A razão não ter a posição 'Neutre' é apenas consequência da embreagem automática. Ela possui três peças que parecem 'fatias circulares' chamadas de pesos que são estabilizadas com pinças e presas por molas helicoidais. Quando a rotação do motor é baixa, esses pesos ficam recolhidos próximos ao eixo da embreagem de forma que ela 'não toca' no volante do motor. Assim que o motorista pisa no acelarador a embreagem começa a girar , porém entre 400 e 800RPm os pesos vão se expandindo para a borda de modo que ela é engatada progressivamente evitando arrancadas desajeitadas e indesejáveis por parte do motorista.

Com o ônibus parado, a posição da caixa é a primeira velocidade. Para mudar para a segunda e terceira velocidades , o motorista tem duas opções: ou ele tira o pé do acelerador momentaneamente e o aciona de novo para a troca imediata ('com leve atraso'), ou ele só permanece com o pé no acelerador até atingir a velocidade desejada. Quando o veículo está parando as velocidades retornam da terceira para a primeira até que o motor tenha rotação menor que 800Rpm e a embreagem esteja desengatada.

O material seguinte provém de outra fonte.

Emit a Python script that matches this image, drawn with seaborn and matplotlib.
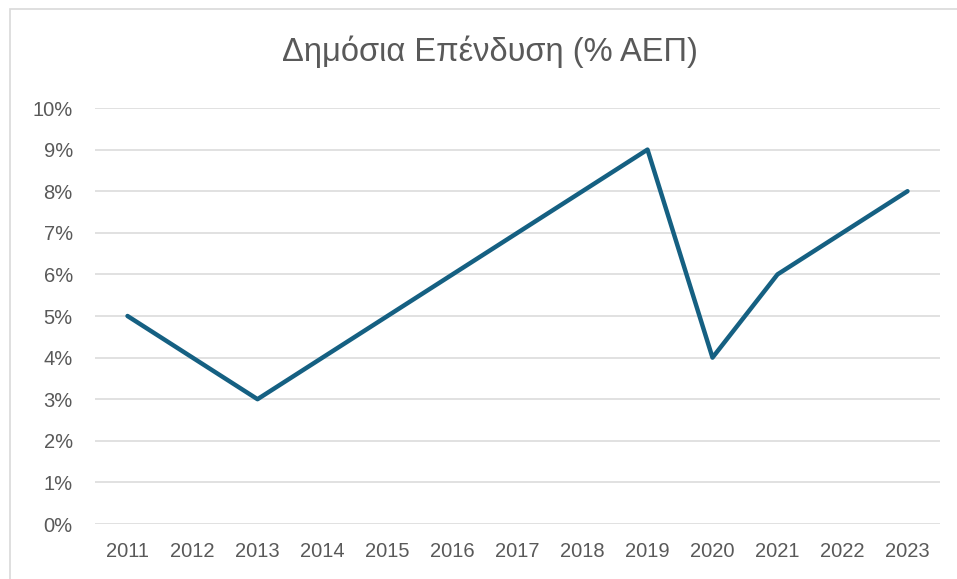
import matplotlib
matplotlib.use("Agg")
import pandas as pd
import matplotlib.pyplot as plt
import seaborn as sns
from matplotlib.ticker import FuncFormatter, MultipleLocator
from matplotlib.patches import Rectangle

years = ["2011", "2012", "2013", "2014", "2015", "2016", "2017",
         "2018", "2019", "2020", "2021", "2022", "2023"]
investment = [5, 4, 3, 4, 5, 6, 7, 8, 9, 4, 6, 7, 8]

df = pd.DataFrame({"year": years, "value": investment})

sns.set_style("white")
plt.rcParams["font.family"] = ["Liberation Sans", "DejaVu Sans"]

fig = plt.figure(figsize=(9.57, 5.79), dpi=100)
ax = fig.add_axes([95 / 957, 55 / 579, 845 / 957, 416 / 579])

sns.lineplot(data=df, x="year", y="value", ax=ax, color="#156082",
             linewidth=3.2, sort=False)

ax.set_xlim(-0.5, len(years) - 0.5)
ax.set_ylim(0, 10)
ax.yaxis.set_major_locator(MultipleLocator(1))
ax.yaxis.set_major_formatter(FuncFormatter(lambda v, p: f"{v:.0f}%"))
ax.grid(axis="y", color="#d9d9d9", linewidth=1.1)
ax.set_axisbelow(True)
for s in ax.spines.values():
    s.set_visible(False)
ax.tick_params(axis="both", length=0, labelsize=14.5, colors="#595959")
ax.tick_params(axis="y", pad=16)
ax.tick_params(axis="x", pad=13)
ax.set_xlabel("")
ax.set_ylabel("")

fig.text(490 / 957, 1 - 52 / 579, "Δημόσια Επένδυση (% ΑΕΠ)",
         ha="center", va="center", fontsize=23.5, color="#595959",
         family=["Liberation Sans Narrow", "Liberation Sans", "DejaVu Sans"])

fig.patches.append(Rectangle((10 / 957, -0.01), 1.0, 1 - 9 / 579 + 0.01,
                             transform=fig.transFigure, fill=False,
                             edgecolor="#d9d9d9", linewidth=1.2))

fig.savefig("out.png", dpi=100, facecolor="white")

A engrenagem planetária do sistema Banker consite em uma engrenagem principal chamada de 'sol' onde ao redor ficam engrenagens menores que giram sobre ele chamadas de 'planetas'. No entanto os sóis com seus respectivos planetas também giram entre si. Este sistema simples (mas de montagem delicada) garante 3 combinações de velocidades cuja troca só pode ocorrer em determinadas rotações. É dele que surge a transmissão automática por rotação, dispensando a troca de velocidades por meio de acionamento por alavanca e pedal de embreagem.
A alavanca forward e reverse ,são 'frente e ré', enquanto a starting signinica sistema 'desengrenado' pois o forward faz com que a embreagem esteja engatada ao volante do motor.

Considerações finais:

O Modelo 720 foi lançado com honra e pompa em 1936 quando saíram os primeiros modelos da Yellow Coach. Á princípio os primeiros foram para a Chicago Company mas logo a Fifth Avenue também receberia dezenas de exemplares.
Em ambas empresas a sua recepção foi positiva e o custo do seu desenvolvimento foi bastante ressaltado como propaganda dando a entender que os passageiros tinham uma grande valor para a corporação.





Ele era moderno e bem diferente de qualquer ônibus visto nas cidades em que circulou. Além de não ter degrau, era um ônibus confortável com poucos solavancos e rodava em quase todos os lugares mesmo sendo um modelo com dois andares. O segundo andar era o local preferido das crinças pois devido a baixa altura do mesmo, elas se sentiam como adultas e se divertiam com isso. Outro diferencial era o ruído do motor que no caso era mais cadenciado por causa da transmissão automática e por isso de longe muitos já sabiam que era o '720' que estava chegando.

O mais interessante no entanto foi a forma de como suas qualidades foram ressaltadas em 1936. Se o modelo 720 fosse lançado hoje , a primeira coisa que pensaríamos era na acessibilidade para pessoas com limitações. Mas, naquela época se falava da facilidade de entrar com a noiva por exemplo... Em outra propaganda dizia que as donzelas deviam dar preferência para o 'Queen Mary' pois ele não sacolejava á ponto de atrapalhá-la a ler sua novela . Ainda havia uma revista boca suja dizendo que o 'Queen Mary' não deixava os rapazes admirarem as curvas de uma mulher ao subir um degrau de ônibus, mas em nenhum momento, até mesmo o projeto do 720 , ressaltou a acessibilidade para as pessoas especiais.

No entanto apenas entusiasmo e admiração não geram lucros e por isso a sua produção cessou em 1938. O preço era alto demais e só a New York Corporation (dona da Chicago e Fifth) que chegou a adquirí-los. Mas ainda tivemos uma última variação denominda Yellow Coach 735 com o segundo andar mais alto e conversor de torque Spice no lugar da embreagem automática. Ao todo foram construídas 300 unidades.





Apesar da manutenção onerosa e falta de mecânicos para lidar com a transmissão Banker, os veículos tinham peças de qualidade e duraram mais de 25 anos sendo que alguns seriam convertidos à diesel depois da Segunda Guerra Mundial enquanto outros seriam reconstruídos e rodariam até a década de 70 como ônibus turístico. Contudo independente de sua história algo é fato : a Yellow antecipou conceitos que só seriam aplicados popularmente, de novo, 60 anos depois.